The pattern is true not only in states that have historically received Latino immigrants, such as New York and Texas, but also in such states as Georgia and North Carolina that are new to taking in large numbers of Hispanic students.

“A small subset of schools experienced a lot of Hispanic enrollment changes,” Richard Fry, a senior researcher at the Pew Hispanic Center and the author of the report, said during a telephone press briefing Oct. 5. “The changes in those schools are markedly different than for the rest of the schools in American public education.”

Mr. Fry found in his study, “The Changing Landscape of American Public Education: New Students, New Schools,” that about 3,400 of the nation’s public schools that were around by the early 1990s have been affected in a big way by the nationwide growth in Hispanic enrollment, but that most other longtime public schools have not.

‘Mistakes of the Past’

In particular, most public schools that primarily enrolled non-Hispanic white students before the huge influx of Hispanic students in the early 1990s changed very little in their racial or ethnic composition from the 1993-94 school year to the 2002-03 school year, the decade that Mr. Fry examined.

“It looks like we are still seeing the mistakes of the past,” said Melissa Lazarín, the senior policy analyst for education reform for the National Council of La Raza, an advocacy group based in Washington, in response to the report’s findings.

“What’s bad is that predominantly minority schools will be the schools that don’t get the nice facilities, the resources, the highly qualified teachers,” she said. “It means segregation of resources, not just students.”

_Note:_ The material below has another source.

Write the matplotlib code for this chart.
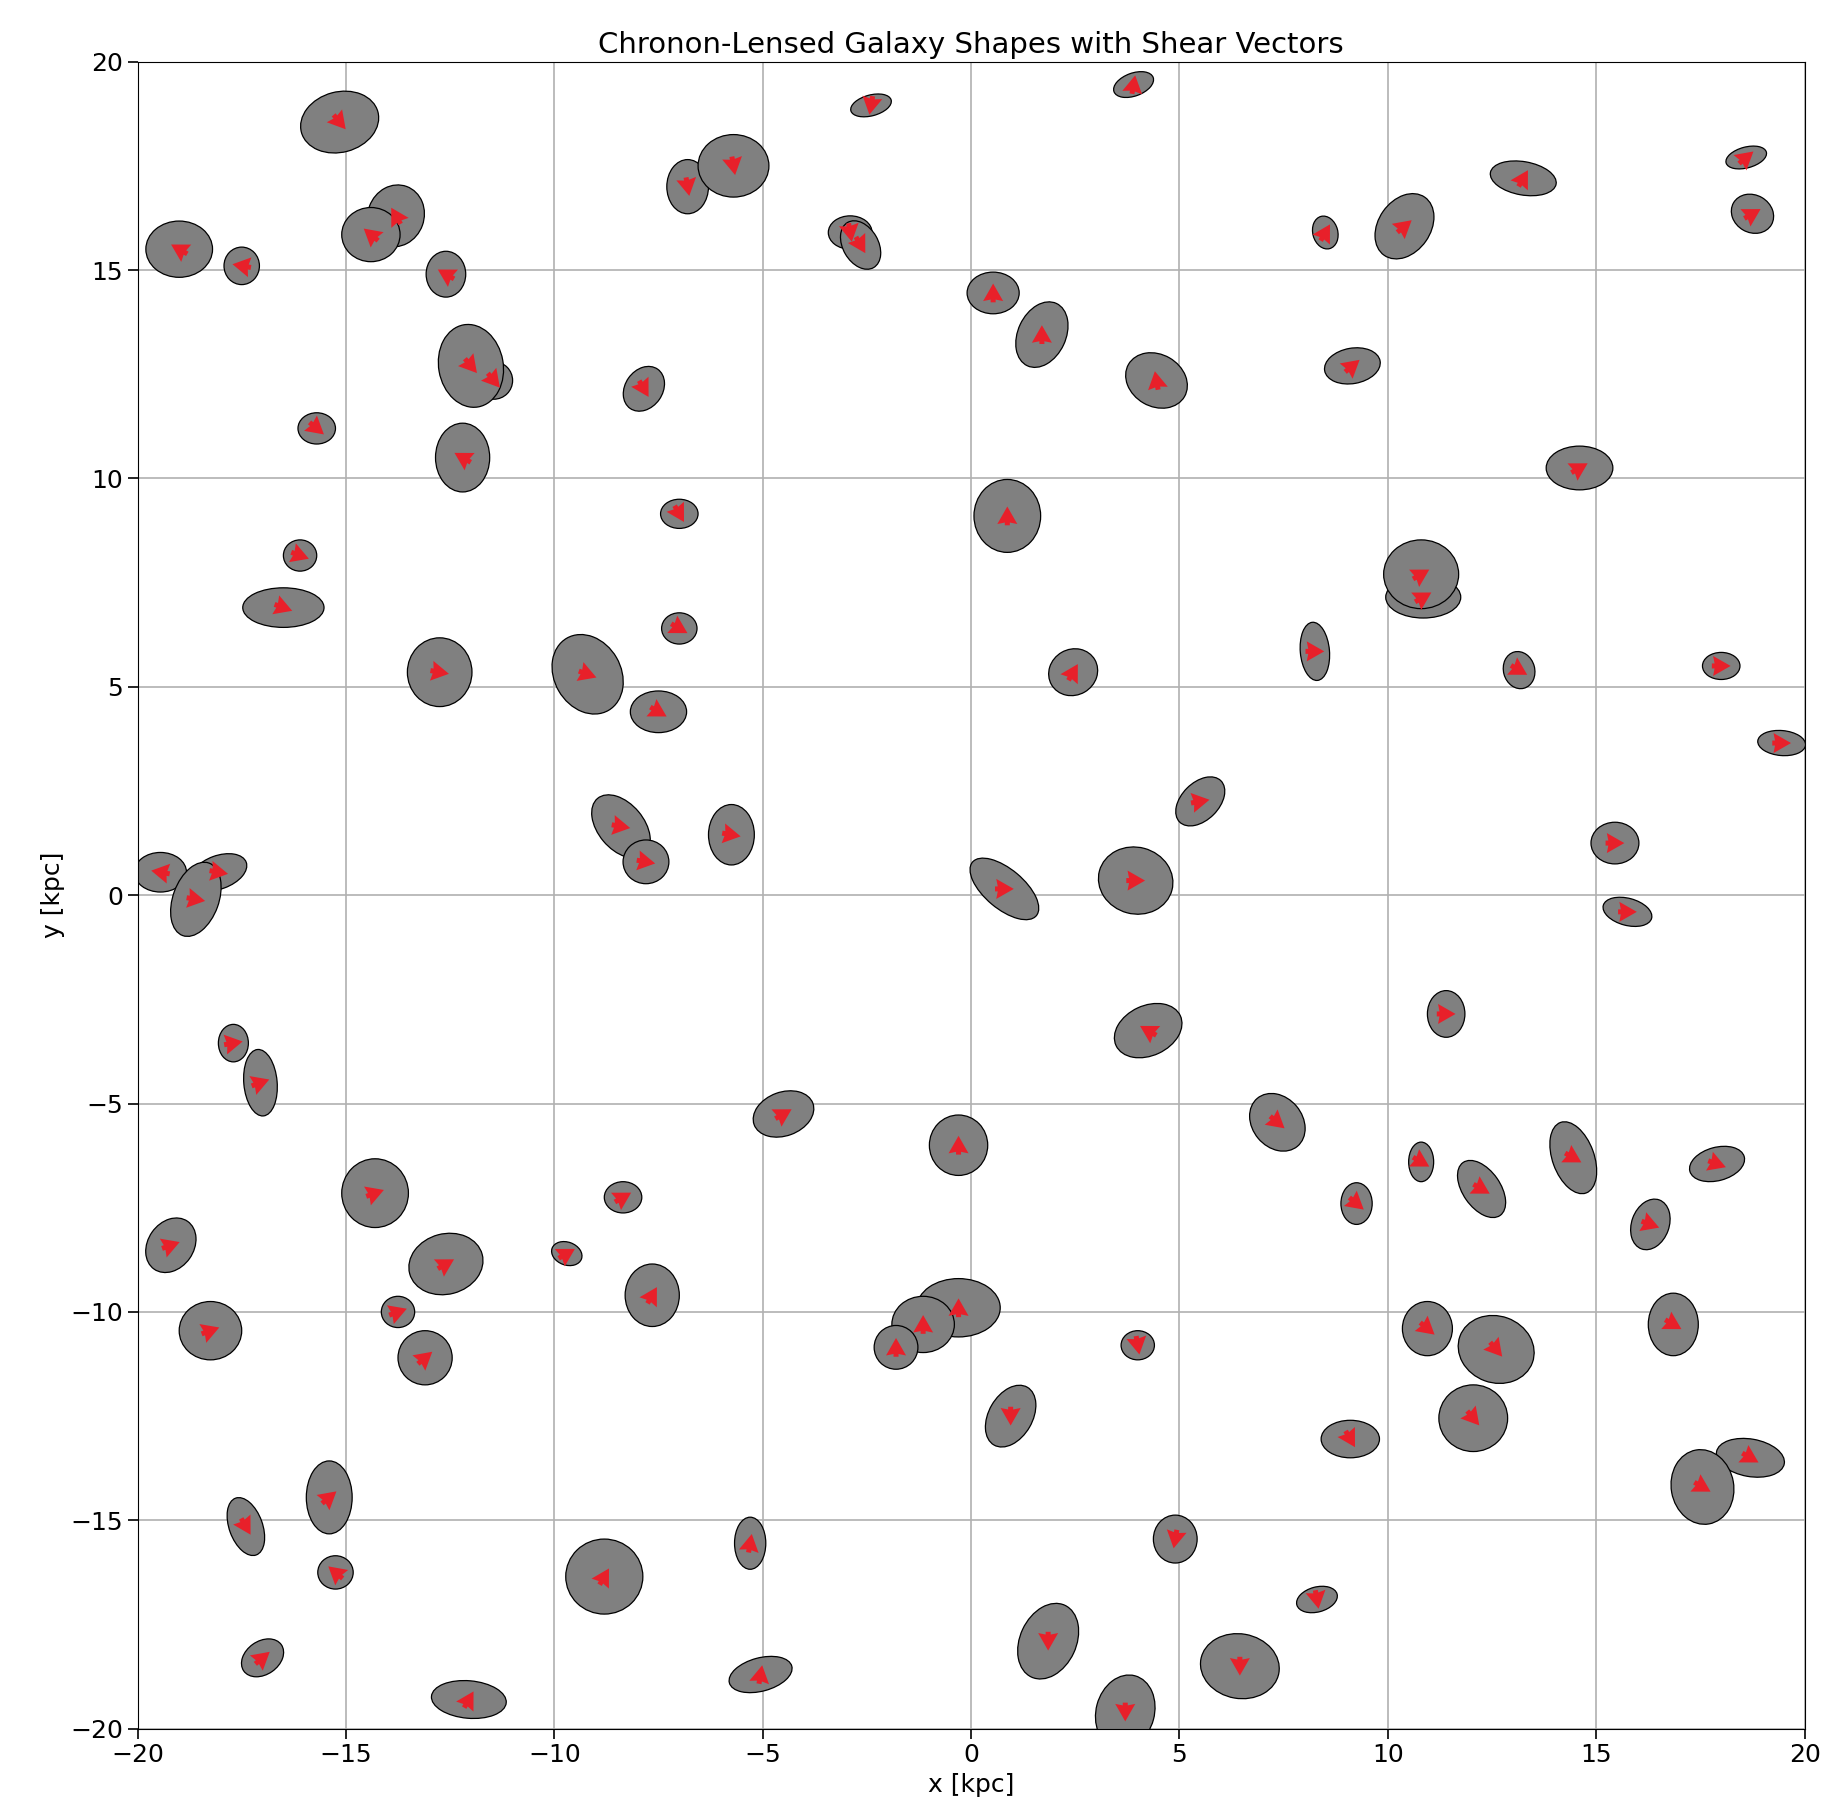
import matplotlib
matplotlib.use("Agg")
import matplotlib.pyplot as plt
from matplotlib.patches import Ellipse
import numpy as np

# galaxy: x, y, width, height, angle(deg), shear direction(deg)
gx = [-15.15,-19.0,-17.5,-13.8,-14.4,-12.6,-11.45,-12.0,-15.7,-12.2,-16.1,-16.5,-12.75,-9.2,-7.5,-7.85,-7.0,-7.0,-6.8,-5.7,-2.4,-2.9,-2.65,
      0.53,1.7,4.45,3.9,8.5,10.4,13.25,18.6,18.75,9.15,14.6,0.87,10.85,10.8,8.25,13.15,18.0,19.45,2.45,5.5,15.45,15.75,3.95,0.8,
      11.4,4.25,7.35,14.45,10.8,12.25,17.9,9.25,16.3,10.95,16.85,12.6,12.05,9.1,18.7,17.55,4.9,8.3,6.45,1.85,3.7,0.95,
      -0.3,-1.15,-1.8,4.0,-0.3,-4.5,-7.65,-8.35,-9.7,-8.8,-5.3,-5.05,-12.05,-17.0,-15.25,-15.4,-17.4,-18.25,-19.2,-13.1,-13.75,-12.6,-14.3,
      -17.7,-17.05,-19.45,-18.05,-18.6,-8.4,-7.8,-5.75]
gy = [18.55,15.5,15.1,16.3,15.85,14.9,12.35,12.7,11.2,10.5,8.15,6.9,5.35,5.3,4.4,12.15,9.15,6.4,17.0,17.5,18.95,15.9,15.6,
      14.45,13.45,12.35,19.45,15.9,16.05,17.2,17.7,16.35,12.7,10.25,9.1,7.15,7.7,5.85,5.4,5.5,3.65,5.35,2.25,1.25,-0.4,0.35,0.15,
      -2.85,-3.25,-5.45,-6.3,-6.4,-7.05,-6.45,-7.4,-7.9,-10.4,-10.3,-10.9,-12.55,-13.05,-13.5,-14.2,-15.45,-16.9,-18.5,-17.9,-19.6,-12.5,
      -9.9,-10.3,-10.85,-10.8,-6.0,-5.25,-9.6,-7.25,-8.6,-16.35,-15.55,-18.7,-19.3,-18.3,-16.25,-14.45,-15.15,-10.45,-8.4,-11.1,-10.0,-8.85,-7.15,
      -3.55,-4.5,0.55,0.55,-0.1,1.65,0.8,1.45]
gw = [1.9,1.6,0.85,1.35,1.4,0.95,0.9,1.55,0.9,1.3,0.8,1.95,1.55,1.6,1.35,0.9,0.9,0.85,1.0,1.7,1.0,1.05,0.85,
      1.25,1.15,1.55,1.0,0.6,1.25,1.6,1.0,1.05,1.35,1.6,1.6,1.8,1.8,0.7,0.75,0.9,1.15,1.2,0.9,1.15,1.2,1.8,2.0,
      0.9,1.7,1.2,1.0,0.6,0.9,1.35,0.75,0.9,1.2,1.2,1.85,1.65,1.4,1.65,1.5,1.05,1.0,1.9,1.35,1.4,1.05,
      2.0,1.5,1.05,0.8,1.4,1.5,1.3,0.9,0.75,1.85,0.75,1.55,1.8,1.1,0.85,1.1,0.8,1.5,1.1,1.3,0.8,1.8,1.6,
      0.72,0.8,1.25,1.4,1.1,1.1,1.1,1.1]
gh = [1.45,1.35,0.9,1.5,1.3,1.1,0.9,2.0,0.75,1.65,0.75,0.95,1.65,2.0,1.0,1.15,0.7,0.75,1.3,1.5,0.5,0.8,1.25,
      1.0,1.65,1.25,0.55,0.8,1.7,0.8,0.5,0.9,0.85,1.05,1.75,1.0,1.65,1.4,0.9,0.65,0.6,1.1,1.4,1.0,0.65,1.6,0.95,
      1.12,1.2,1.5,1.8,0.95,1.55,0.8,1.0,1.25,1.3,1.5,1.6,1.6,0.9,0.9,1.8,1.15,0.6,1.55,1.9,1.8,1.6,
      1.4,1.35,1.05,0.7,1.45,1.05,1.5,0.75,0.55,1.8,1.25,0.8,0.9,0.8,0.8,1.75,1.45,1.4,1.4,1.3,0.75,1.45,1.65,
      0.9,1.6,0.95,0.8,1.85,1.75,1.05,1.45]
ga = [15,0,0,-20,0,0,0,10,0,0,0,0,0,30,0,-35,0,0,0,0,15,0,30,
      0,-25,-30,20,15,-35,-10,15,-30,10,0,0,0,0,5,15,0,-5,30,-45,0,-15,-15,-40,
      0,25,40,20,0,35,15,0,-20,0,0,-20,0,0,-10,10,0,15,-10,-25,-15,-30,
      0,0,0,0,0,20,0,0,-20,0,0,15,-5,35,0,0,20,0,-35,0,0,15,0,
      0,5,0,20,-20,40,0,0]
gd = [-50,150,170,120,140,150,-50,-50,-40,150,-20,-20,-10,-20,-30,-60,-60,-30,-80,-80,-100,-80,-60,
      90,90,100,80,60,40,60,40,30,40,30,90,30,30,0,-30,0,0,60,10,0,0,0,0,
      0,150,-40,-30,-30,-30,-20,-40,-20,-40,-30,-50,-50,-60,-30,-30,-100,-80,-90,-90,-90,-90,
      90,90,90,-80,90,30,60,30,30,60,80,80,60,40,140,40,-60,20,20,40,20,30,20,
      10,20,170,-10,-10,-10,-10,-10]

fig = plt.figure(figsize=(18.27, 18.13), dpi=100)
ax = fig.add_axes([0.075, 0.0465, 0.913, 0.9195])
ax.set_axisbelow(True)
ax.grid(True, color='#b0b0b0', linewidth=1.2)
for x, y, w, h, a in zip(gx, gy, gw, gh, ga):
    ax.add_patch(Ellipse((x, y), w, h, angle=a, facecolor='#808080', edgecolor='black', linewidth=0.9, zorder=2))
L = 0.45
u = L*np.cos(np.radians(gd)); v = L*np.sin(np.radians(gd))
ax.quiver(gx, gy, u, v, color='#e8202a', scale_units='xy', scale=1, angles='xy',
          width=0.003, headwidth=4, headlength=3.5, headaxislength=3.2, pivot='middle', zorder=3)
ax.set_xlim(-20, 20); ax.set_ylim(-20, 20)
ax.set_aspect('equal')
ax.set_xlabel('x [kpc]', fontsize=18)
ax.set_ylabel('y [kpc]', fontsize=18)
ax.set_title('Chronon-Lensed Galaxy Shapes with Shear Vectors', fontsize=21)
ax.tick_params(labelsize=18, length=7, width=1.2)
fig.savefig('out.png', dpi=100)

Andre Guerrero, the director of programs for language-minority students for the Arkansas education department, said that enrollment trends in his state match some of those found in the Pew study identified as “new settlement states” for Hispanics. Latino families, mostly from Mexico, have been attracted to particular communities in Arkansas for jobs in the food-processing and lumber industries, he said.

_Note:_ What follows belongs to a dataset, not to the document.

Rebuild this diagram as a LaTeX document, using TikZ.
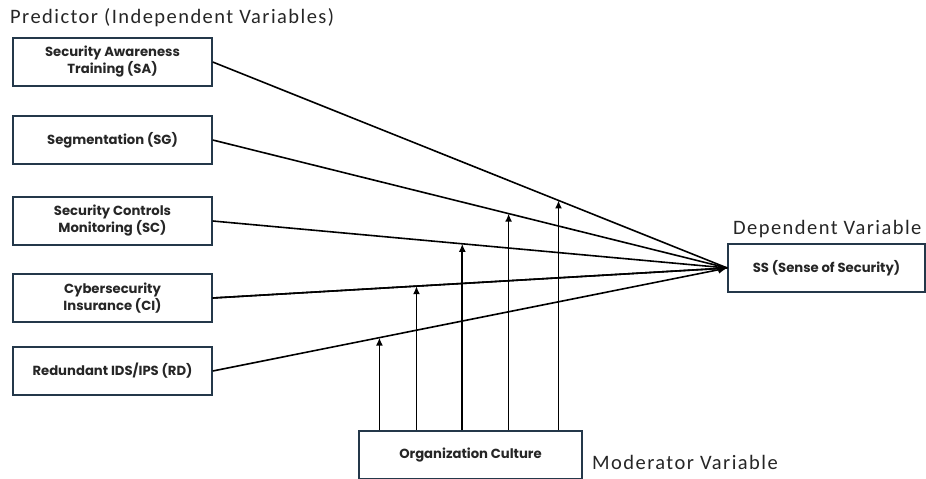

“We probably have 10 or 12 districts absorbing the Hispanic student population out of 225 districts,” he said.

Existing vs. New

In general, the study found that the schools absorbing most of the increase in Hispanic enrollment are larger, have more students on federal subsidies, and have bigger pupil-teacher ratios than schools that have not seen a significant growth in the number of Hispanic students.

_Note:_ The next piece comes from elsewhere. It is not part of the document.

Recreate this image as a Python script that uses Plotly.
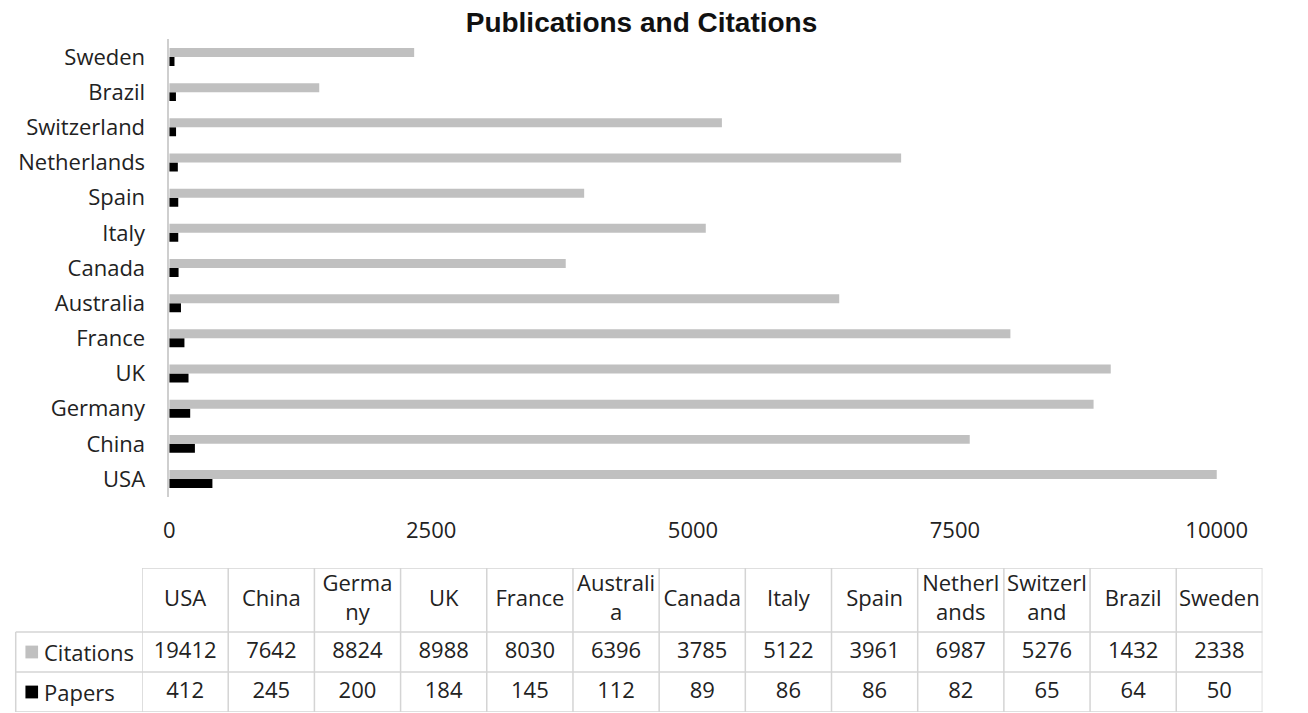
import plotly.graph_objects as go

# Canvas size in pixels, used to place layout elements
W, H = 1308, 713

# ---- data ----
countries = ["USA", "China", "Germany", "UK", "France", "Australia", "Canada",
             "Italy", "Spain", "Netherlands", "Switzerland", "Brazil", "Sweden"]
citations = [19412, 7642, 8824, 8988, 8030, 6396, 3785, 5122, 3961, 6987, 5276, 1432, 2338]
papers = [412, 245, 200, 184, 145, 112, 89, 86, 86, 82, 65, 64, 50]
table_headers = ["USA", "China", "Germa<br>ny", "UK", "France", "Australi<br>a", "Canada",
                 "Italy", "Spain", "Netherl<br>ands", "Switzerl<br>and", "Brazil", "Sweden"]
x_ticks = [0, 2500, 5000, 7500, 10000]
x_tick_labels = ["0", "2500", "5000", "7500", "10000"]
series_names = ["Citations", "Papers"]

# ---- styling ----
GREY = "#C0C0C0"
BLACK = "#000000"
TEXT = "#222222"
GRID = "#d4d4d4"
FONT = "Open Sans"
FS = 22


def fx(px):
    return px / W


def fy(py):
    return 1 - py / H


fig = go.Figure()

# bar chart (papers drawn first so it sits below citations in each group)
fig.add_trace(go.Bar(y=countries, x=papers, orientation="h", name="Papers",
                     marker=dict(color=BLACK, line=dict(width=0)),
                     xaxis="x", yaxis="y", showlegend=False))
fig.add_trace(go.Bar(y=countries, x=citations, orientation="h", name="Citations",
                     marker=dict(color=GREY, line=dict(width=0)),
                     xaxis="x", yaxis="y", showlegend=False))

# data table below the chart: rows in y2 units (papers 0-1, citations 1-2, header 2-3.6)
ROW_TOP = 3.6
for row_text, row_y in ((table_headers, 2.8),
                        ([str(v) for v in citations], 1.5),
                        ([str(v) for v in papers], 0.5)):
    fig.add_trace(go.Scatter(x=countries, y=[row_y] * len(countries), text=row_text,
                             mode="text", textposition="middle center",
                             textfont=dict(family=FONT, size=FS, color=TEXT),
                             xaxis="x2", yaxis="y2", hoverinfo="skip", showlegend=False))

shapes = []
line = dict(color=GRID, width=1.5)
# column borders
for i in range(len(countries) + 1):
    shapes.append(dict(type="line", xref="x2", yref="y2", x0=i - 0.5, x1=i - 0.5,
                       y0=0, y1=ROW_TOP, line=line))
# top border of header row
shapes.append(dict(type="line", xref="x2", yref="y2", x0=-0.5, x1=len(countries) - 0.5,
                   y0=ROW_TOP, y1=ROW_TOP, line=line))
# row borders including the series-name column
for yv in (0, 1, 2):
    shapes.append(dict(type="line", xref="paper", yref="y2", x0=fx(10), x1=fx(1293),
                       y0=yv, y1=yv, line=line))
shapes.append(dict(type="line", xref="paper", yref="y2", x0=fx(10), x1=fx(10),
                   y0=0, y1=2, line=line))

# legend keys inside the table
annotations = []
for name, colr, yc in ((series_names[0], GREY, 1.5), (series_names[1], BLACK, 0.5)):
    shapes.append(dict(type="rect", xref="paper", yref="y2", x0=fx(20), x1=fx(33),
                       y0=yc - 0.16, y1=yc + 0.16, fillcolor=colr, line=dict(width=0)))
    annotations.append(dict(text=name, xref="paper", yref="y2", x=fx(37), y=yc,
                            xanchor="left", yanchor="middle", showarrow=False,
                            font=dict(family=FONT, size=FS, color=TEXT)))

fig.update_layout(
    width=W, height=H, autosize=False,
    margin=dict(l=0, r=0, t=0, b=0, pad=0),
    paper_bgcolor="white", plot_bgcolor="white",
    barmode="group", bargap=0.49, bargroupgap=0,
    title=dict(text="<b>Publications and Citations</b>", x=0.5, xanchor="center",
               xref="paper", y=fy(22), yref="container", yanchor="middle",
               font=dict(family="Liberation Sans", size=28, color="#111111")),
    xaxis=dict(domain=[fx(168), fx(1246)], range=[0, 10000], tickvals=x_ticks,
               ticktext=x_tick_labels,
               showgrid=False, zeroline=False, showline=False, ticks="",
               ticklabelstandoff=18, anchor="y",
               tickfont=dict(family=FONT, size=FS, color=TEXT), fixedrange=True),
    yaxis=dict(domain=[fy(496.6), fy(39.4)], type="category", categoryorder="array",
               categoryarray=countries, showgrid=False, zeroline=False,
               showline=True, linecolor="#cfcfcf", linewidth=1.5, ticks="",
               ticklabelstandoff=18, anchor="x",
               tickfont=dict(family=FONT, size=FS, color=TEXT), fixedrange=True),
    xaxis2=dict(domain=[fx(140), fx(1293)], type="category", categoryorder="array",
                categoryarray=countries, range=[-0.5, len(countries) - 0.5],
                visible=False, anchor="y2", fixedrange=True),
    yaxis2=dict(domain=[fy(712), fy(568)], range=[0, ROW_TOP], visible=False,
                anchor="x2", fixedrange=True),
    shapes=shapes,
    annotations=annotations,
)

fig.write_html("out.html", config={"displayModeBar": False})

Mr. Fry analyzed data provided by a census of all schools by the U.S. Department of Education. He found that K-12 enrollment increased by 4.7 million children during the decade he studied, and that Hispanics accounted for 3 million of those children, or 64 percent. His report tells about the kinds of schools in which those Latino children ended up.

As well as dividing schools into categories of being located in “traditional Hispanic states” and new-settlement states, Mr. Fry divided schools into categories of “existing” or “new.” Existing schools are those that were already operating before the 1993-94 school year, and new schools are those that opened during the decade that followed.

Enrollment Patterns

Hispanic students moved into existing schools in large numbers from the 1993-94 to the 2002-03 school years, while non-Hispanic white students enrolled in new schools.

*Click image to see the full chart.

Note: Data are from all states and the District of Columbia except for Tennessee and Idaho.

Most of the 3 million Hispanic students were enrolled in existing schools, according to the report. That trend was even more pronounced in new-settlement states than in traditional Hispanic states, Mr. Fry noted.

He explained that older schools tend to be larger and much more likely than new schools to be eligible for federal Title I aid for disadvantaged students, which signals they are less affluent than new schools.

“Larger schools tend to have slightly lower student achievement. They have higher dropout rates,” Mr. Fry added.

Michael E. Fix, the vice president of the Washington-based Migration Policy Institute, said Mr. Fry has broken new ground in his study in looking at whether Hispanic students tend to be enrolled in older schools or new schools.

“The question it proposes is, ‘What’s the link between the age of school and the quality of instruction?’ ” Mr. Fix said.